El papel del Estado es crucial en este proceso. Las instituciones públicas deben asumir un compromiso activo con la igualdad de género, incorporando la perspectiva de género en el diseño, la implementación y la evaluación de las políticas públicas. Deben fortalecer los mecanismos de participación ciudadana, crear espacios de formación política para las mujeres, y garantizar la aplicación efectiva de las leyes que protegen sus derechos. Asimismo, los partidos políticos, como actores clave en la formación de liderazgos y en la definición de candidaturas, deben transformar sus estructuras internas, democratizar sus prácticas y erradicar la discriminación en todas sus formas.

La sociedad civil y los movimientos feministas han sido actores fundamentales en la promoción de la participación política de las mujeres. Su labor de incidencia, denuncia, acompañamiento y formación ha contribuido a visibilizar la desigualdad, a generar propuestas de política pública y a empujar reformas estructurales. Fortalecer estas organizaciones, garantizar su financiamiento y proteger su labor es indispensable para avanzar en la construcción de una democracia más justa, plural e incluyente.
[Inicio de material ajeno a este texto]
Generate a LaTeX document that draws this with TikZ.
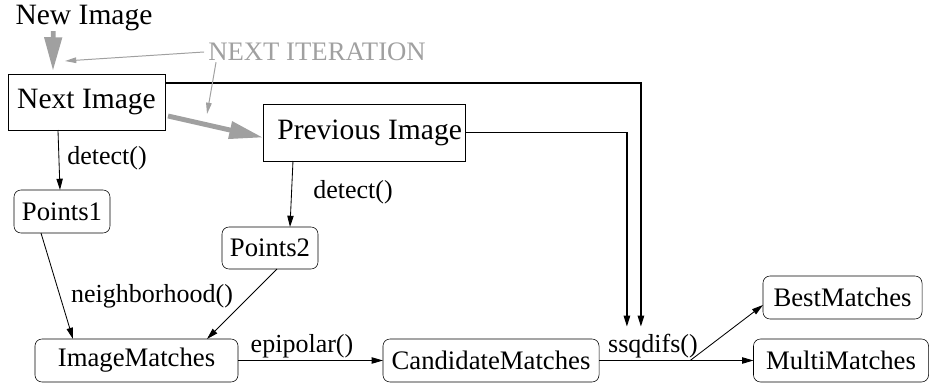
\documentclass[tikz,border=0pt]{standalone}
\usepackage{fontspec}
\setmainfont{Liberation Serif}
\newfontfamily\diagfont{Liberation Serif}
\usetikzlibrary{positioning,calc,arrows.meta}
\definecolor{itergray}{RGB}{160,160,160}
\tikzset{
  imgbox/.style={draw, rectangle, inner sep=0pt, outer sep=0pt, font=\diagfont\fontsize{21}{24}\selectfont},
  ptbox/.style={draw, rounded corners=5pt, inner sep=0pt, outer sep=0pt, minimum height=1.075cm, font=\diagfont\fontsize{19}{22}\selectfont},
  lbl/.style={font=\diagfont\fontsize{18.5}{21}\selectfont, inner sep=0pt},
  flow/.style={-{Triangle[length=8pt,width=4.5pt]}, line width=0.6pt},
  feed/.style={flow, line width=1.3pt},
  bigarr/.style={itergray, line width=3.5pt, -{Triangle[length=#1,width=12pt]}},
  bigarr/.default=16pt,
  thinarr/.style={itergray, line width=0.7pt, -{Triangle[length=8pt,width=4pt]}},
}
\begin{document}
\begin{tikzpicture}[x=0.025cm, y=-0.025cm]
    \useasboundingbox (0,0) rectangle (931,385);
    % Images
    \node[lbl, font=\diagfont\fontsize{21}{24}\selectfont] (newimg) at (84,18) {New Image};
    \node[lbl, itergray, font=\diagfont\fontsize{19}{22}\selectfont] (iter) at (317,52) {NEXT ITERATION};
    \node[imgbox, minimum width=3.925cm, minimum height=1.4cm] (nextimg) at (86.5,102) {Next Image};
    \node[imgbox, minimum width=5.05cm, minimum height=1.425cm] (previmg) at (364,132.5) {\hspace{8pt}Previous Image};

    % Points and matches
    \node[ptbox, minimum width=2.4cm] (pts1) at (62,211.5) {Points1};
    \node[ptbox, minimum width=2.4cm, minimum height=1.05cm] (pts2) at (270,248) {Points2};
    \node[ptbox, minimum width=5.075cm] (immatch) at (136.5,360.5) {ImageMatches\hspace{16pt}};
    \node[ptbox, minimum width=5.4cm] (candmatch) at (491,360.5) {CandidateMatches};
    \node[ptbox, minimum width=3.975cm] (bestmatch) at (842.5,297.5) {BestMatches};
    \node[ptbox, minimum width=4.375cm] (multimatch) at (841,360.5) {MultiMatches};

    % Edge labels
    \node[lbl] (det1) at (107,158) {detect()};
    \node[lbl] (det2) at (353,192) {detect()};
    \node[lbl] (nbh) at (152,296) {neighborhood()};
    \node[lbl] (epi) at (302,346) {epipolar()};
    \node[lbl] (ssq) at (653,346) {ssqdifs()};

    % Flow
    \draw[flow] ($(nextimg.south west)+(50,0)$) -- ($(pts1.north west)+(46,0)$);
    \draw[flow] ($(previmg.south west)+(30,0)$) -- ($(pts2.north west)+(68,0)$);
    \draw[flow] ($(pts1.south west)+(27,0)$) -- ($(immatch.north west)+(38,0)$);
    \draw[flow] ($(pts2.south west)+(55,0)$) -- ($(immatch.north west)+(172,0)$);
    \draw[flow] (immatch.east) -- (candmatch.west);
    \draw[flow] (candmatch.east) -- (multimatch.west);
    \coordinate (split) at ($(candmatch.east)!0.59!(multimatch.west)$);
    \draw[flow] (split) -- ($(bestmatch.south west)+(0,-14)$);

    % Images into ssqdifs
    \draw[feed] ($(nextimg.north east)+(0,9)$) -| ($(ssq.north west)+(33,-7)$);
    \draw[feed] (previmg.east) -| ($(ssq.north west)+(19,-7)$);

    % Next iteration
    \draw[bigarr=24pt] ($(newimg.south west)+(38,0)$) -- ($(nextimg.north west)+(45,-3)$);
    \draw[bigarr=24pt] ($(nextimg.south east)+(3,-14)$) -- ($(previmg.west)+(0,5)$);
    \draw[thinarr] ($(iter.west)+(-4,0)$) -- ($(nextimg.north west)+(57,-13)$);
    \draw[thinarr] ($(iter.south west)+(8,1)$) -- ($(nextimg.north east)+(42,40)$);
\end{tikzpicture}
\end{document}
El impacto de la participación femenina en la toma de decisiones políticas en México es innegable. Su presencia ha transformado el contenido, el enfoque y las prioridades de la acción pública, y ha abierto nuevas posibilidades para la justicia social, la equidad y la paz. Sin embargo, esta transformación aún está en proceso y enfrenta resistencias que deben ser confrontadas con firmeza y determinación. La democracia mexicana no será completa mientras las mujeres no puedan ejercer plenamente su derecho a decidir, a representar y a liderar. Reconocer y potenciar su participación es una tarea colectiva, urgente y estratégica para el presente y el futuro del país.